- Theatrical release poster
- Directed by: Dulal Guha
- Written by: Shafiq Ansari (dialogues) Majrooh Sultanpuri (lyrics)
- Screenplay by: Dulal Guha
- Produced by: Gautham Guha
- Starring: Mithun Chakraborty Ranjeeta Raakhee Amjad Khan Jeetendra (Gesture)
- Cinematography: M. Rajaram
- Edited by: Bimal Roy
- Music by: R. D. Burman
- Production company: Sri Sai Chitra
- Distributed by: Trimurti Films Pvt Ltd
- Release date: 27 March 1981;
- Running time: 153 mins
- Country: India
- Language: Hindi

= Dhuan =

Dhuan (Smoke) is a 1981 Hindi-language thriller film, produced by Gautham Guha under the Sri Sai Chitra banner and directed by Dulal Guha. It stars Mithun Chakraborty, Ranjeeta, Raakhee, Amjad Khan and Jeetendra in a guest appearance and music composed by R. D. Burman. It is a remake of the 1963 Bengali film Sesh Anka, which itself is an adaptation of English-language film Chase a Crooked Shadow (1958) and remade in Telugu as Mayadari Maridi (1985). The same plot was later used in the 1989 film Khoj starring Rishi Kapoor and Kimi Katkar.

==Plot==
In order to usurp the wealth of Rani Gayatri Saxena, widowed owner of the Devigarh estate, Sunil Verma – a daredevil gangster - is appointed by his boss to purport as her brother-in-law Ashok Saxena, who died 3 years prior in Manila. Amongst this wealth are some important documents, unregistered jewelry, and solid gold statues. Using some cunning and acquiring the help of replacement staff also sent by his boss, Sunil succeeds in forging the pieces of evidence to make it look like he is Ashok.
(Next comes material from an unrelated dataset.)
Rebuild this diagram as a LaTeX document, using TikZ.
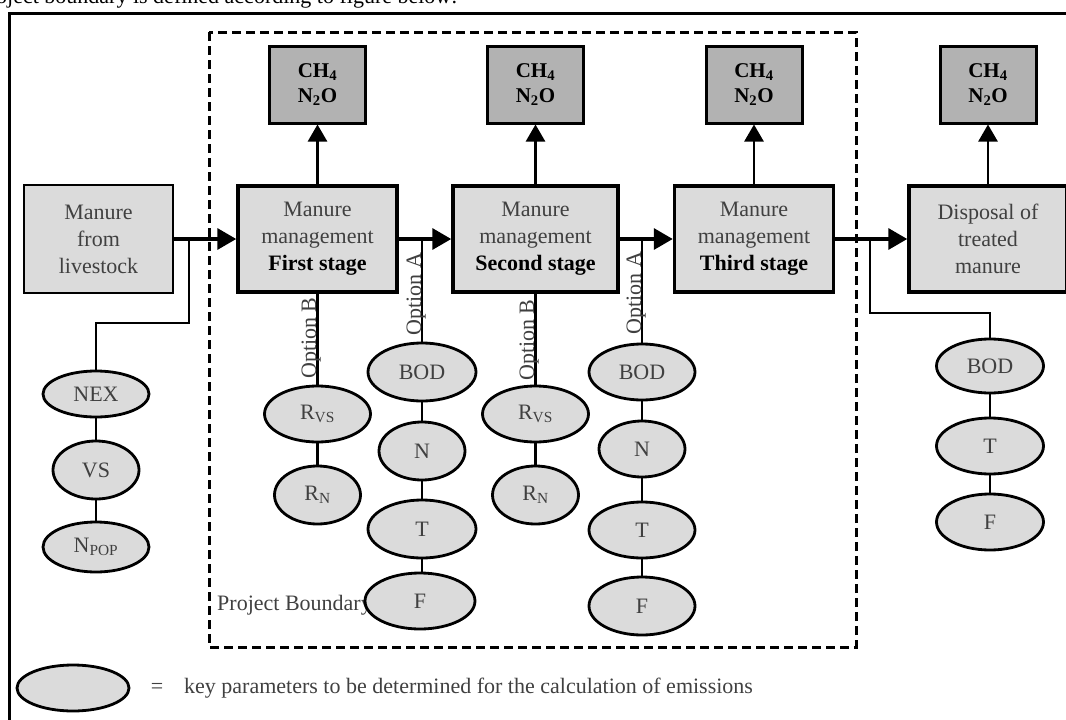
\documentclass[tikz,border=0pt]{standalone}
\usepackage{fontspec}
\setmainfont{Liberation Serif}
\usetikzlibrary{arrows.meta,shapes.geometric}
\definecolor{lightfill}{gray}{0.86}
\definecolor{darkfill}{gray}{0.70}
\definecolor{txtgrey}{gray}{0.25}
\begin{document}
\begin{tikzpicture}[x=1pt,y=-1pt,
  every node/.style={font=\fontsize{22}{27}\selectfont, text=txtgrey, align=center},
  mainbox/.style={draw, line width=3.5pt, fill=lightfill, minimum width=159pt, minimum height=106pt, inner sep=0},
  gasbox/.style={draw, line width=3pt, fill=darkfill, minimum width=96pt, minimum height=77pt, inner sep=0, text=black, font=\fontsize{21}{25}\selectfont\bfseries},
  param/.style={draw, ellipse, line width=2.8pt, fill=lightfill, inner sep=0, minimum width=106pt, minimum height=56pt},
  flow/.style={line width=3.5pt, -{Triangle[length=19pt,width=21pt]}},
  emit/.style={line width=2.5pt, -{Triangle[length=17pt,width=19pt]}},
  link/.style={line width=2.5pt},
  optlabel/.style={rotate=90, anchor=base, inner sep=0},
  boundary/.style={line width=3pt, dash pattern=on 9pt off 5pt},
]
\useasboundingbox (0,0) rectangle (1066,720);

% page text and frame
\node[anchor=base west, inner sep=0, text=black] (intro) at (-4,3) {oject boundary is defined according to figure below:};
\draw[line width=3pt] (9,730) -- (9,13) -- (1080,13);

% project boundary
\draw[boundary] (209,32) rectangle (856,647);
\node[anchor=west, inner sep=0] (pb) at (217,605) {Project Boundary};

% main boxes
\node[mainbox, line width=2.5pt, minimum width=149pt, minimum height=108pt] (liv) at (98.5,239) {Manure\\from\\livestock};
\node[mainbox] (s1) at (317.5,239) {Manure\\management\\{\color{black}\bfseries First stage}};
\node[mainbox, minimum width=165pt] (s2) at (535.5,239) {Manure\\management\\{\color{black}\bfseries Second stage}};
\node[mainbox] (s3) at (754,239) {Manure\\management\\{\color{black}\bfseries Third stage}};
\node[mainbox, minimum width=158pt] (disp) at (988,239) {Disposal of\\treated\\manure};

% emission boxes
\node[gasbox] (g1) at (317.5,84.5) {CH\textsubscript{4}\\N\textsubscript{2}O};
\node[gasbox] (g2) at (535.5,84.5) {CH\textsubscript{4}\\N\textsubscript{2}O};
\node[gasbox] (g3) at (754,84.5) {CH\textsubscript{4}\\N\textsubscript{2}O};
\node[gasbox] (g4) at (988,84.5) {CH\textsubscript{4}\\N\textsubscript{2}O};

% parameters
\node[param, minimum height=46pt] (nex) at (96,394) {NEX};
\node[param, minimum width=86pt, minimum height=58pt] (vs) at (96,470) {VS};
\node[param, minimum height=50pt] (npop) at (96,547) {N\textsubscript{POP}};

\node[param] (rvs1) at (317.5,414) {R\textsubscript{VS}};
\node[param, minimum width=86pt, minimum height=58pt] (rn1) at (317.5,495) {R\textsubscript{N}};
\node[param, minimum width=108pt, minimum height=58pt] (bod1) at (422,372) {BOD};
\node[param, minimum width=86pt, minimum height=58pt] (n1) at (422,451) {N};
\node[param, minimum width=108pt, minimum height=58pt] (t1) at (422,529) {T};
\node[param, minimum width=110pt] (f1) at (420,601) {F};

\node[param] (rvs2) at (535.5,414) {R\textsubscript{VS}};
\node[param, minimum width=86pt, minimum height=58pt] (rn2) at (535.5,495) {R\textsubscript{N}};
\node[param] (bod2) at (642,372) {BOD};
\node[param, minimum width=86pt] (n2) at (642,449) {N};
\node[param] (t2) at (642,530) {T};
\node[param, minimum height=58pt] (f2) at (642,606) {F};

\node[param, minimum width=107pt, minimum height=54pt] (bod3) at (990,366) {BOD};
\node[param, minimum width=107pt] (t3) at (990,446) {T};
\node[param, minimum width=107pt] (f3) at (990,522) {F};

\node[param, minimum width=112pt, minimum height=46pt] (leg) at (73,688) {};
\node (eq) at (157,688) {=};
\node[anchor=west, inner sep=0] (legtxt) at (184,688) {key parameters to be determined for the calculation of emissions};

% main flow
\draw[flow] (liv.east) -- (s1.west);
\draw[flow] (s1.east) -- (s2.west);
\draw[flow] (s2.east) -- (s3.west);
\draw[flow] (s3.east) -- (disp.west);

% emissions
\draw[emit] (s1.north) -- (g1.south);
\draw[emit] (s2.north) -- (g2.south);
\draw[emit] (s3.north) -- (g3.south);
\draw[emit] (disp.north) -- (g4.south);

% branches
\coordinate (j0) at (189,239);
\coordinate (k0) at (189,323);
\draw[link] (j0) -- (k0) -| (nex.north);
\draw[link] (nex.south) -- (vs.north);
\draw[link] (vs.south) -- (npop.north);

\draw[link] (s1.south) -- (rvs1.north);
\draw[link] (rvs1.south) -- (rn1.north);
\coordinate (ja1) at (422,239);
\draw[link] (ja1) -- (bod1.north);
\draw[link] (bod1.south) -- (n1.north);
\draw[link] (n1.south) -- (t1.north);
\draw[link] (t1.south) -- (f1.north -| t1.south);

\draw[link] (s2.south) -- (rvs2.north);
\draw[link] (rvs2.south) -- (rn2.north);
\coordinate (ja2) at (642,239);
\draw[link] (ja2) -- (bod2.north);
\draw[link] (bod2.south) -- (n2.north);
\draw[link] (n2.south) -- (t2.north);
\draw[link] (t2.south) -- (f2.north);

\coordinate (jd) at (870,239);
\coordinate (kd) at (870,313);
\draw[link] (jd) -- (kd) -| (bod3.north);
\draw[link] (bod3.south) -- (t3.north);
\draw[link] (t3.south) -- (f3.north);

% option labels
\node[optlabel] (ob1) at (316,338) {Option B};
\node[optlabel] (oa1) at (421,294) {Option A};
\node[optlabel] (ob2) at (534,340) {Option B};
\node[optlabel] (oa2) at (641,293) {Option A};
\end{tikzpicture}
\end{document}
Gayatri tries to prove him as a fake, but is repeatedly foiled in these attempts. Eventually, she calls Sheela, ex-fiancée of Ashok; however, Sheela surprises her by also welcoming Sunil as Ashok. Sheela is unable to tell Gayatri that this is because the bad guys have kidnapped her father and threatened to harm him should she not comply, and she is not able to get any individual time with Gayatri to admit this. Gayatri continues to try to prove this, but Sunil remains one step ahead of her through multiple attempts. Eventually, Sunil claims she is mentally deranged and takes her to an asylum to have her tested and admitted. Ultimately, to avoid undergoing shock therapy, Gayatri declares that Sunil cannot be Ashok because she herself killed Ashok 3 years ago. On the heels of this admission, it is revealed that Sunil is a CBI officer and his boss, Dinesh Dikshit, is the IG of the secret service. The documents are eventually retrieved and Gayatri is apprehended. The movie ends with Sunil and Sheela going off together.

==Cast==
- Raakhee as Rani Gayatri Saxena
- Mithun Chakraborty as Sunil Verma
- Ranjeeta as Sheela
- Amjad Khan as I.G. Dinesh Dikshit
- Aruna Irani as Pushpa
- Padma Khanna as Sundari
- Lakshmi as Laxmi
- Jeetendra as Ashok Saxena (Guest Appearance)
- Abhi Bhattacharya as Sheela's Father
- Goga Kapoor as Police Commissioner
- Raj Kiran as Himself
- Sudhir Pandey as Inspector Pandey at Devigarh Police Station
- Asit Sen as Hari Singh Hawaldaar at Devigarh Police Station

==Soundtrack==
Lyrics: Majrooh Sultanpuri

| Song | Singer |
|---|---|
| "Tera Aasra Hai" | Lata Mangeshkar |
| "Yeh Hai Mauka" | Asha Bhosle |
| "Phir Aankh Phadki" | Asha Bhosle |
| "Hum Bhi To Hai" | Amit Kumar |
| "Tum Mile Toh Hum Khile" | Amit Kumar, Suresh Wadkar |

== Reception ==
A contemporary review found the film interesting and underscored the capacity of Rakhee to play a murderess. Another review, in Democratic World, praised the finale.